Initial campaigns using the Clearspring system for Sony includ creating and sharing widgets for the films "Superbad" and "Resident Evil:Extinction," while the CW used it to create a widget promoting its "Gossip Girl" TV series to positive results, according to Peggy Fry, senior vice president of sales for Clearspring.
"They ran the 'Gossip Girl' widget ad on the MySpace page, and received between 3,000 and 5,000 of grabs from that page. Those fans were able to share that widget with their friends on their page," she said.
As part of allowing viewers to share the widget ads, the Clearspring for Advertisers system also provides metrics of where they are being shared and how often, so advertisers can alter their buying strategy, she said.
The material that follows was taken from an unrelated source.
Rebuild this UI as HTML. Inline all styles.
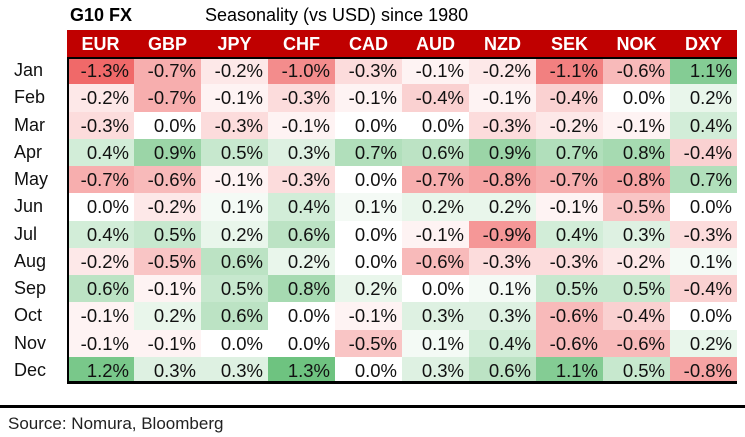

"They are able to see what views have been received to the widget, locations of where it's living, and they are able to look by domain to see which hubs are generating the most grabs for them. Is Facebook generating more grabs than mySpace for instance," Fry said.
Although it does allow the ad widgets to be widely shared and distributed, the system provides for companies to remove their widget ads from sites where they don't want it shared, or in a case where their brand is associated with questionable content, as much as that's possible online.
"We have the ability through our platform to blacklist. So the publisher has control of where their widgets are landing and are able to pull it down. That being said, it is the Web, and things like that happen," Fry said.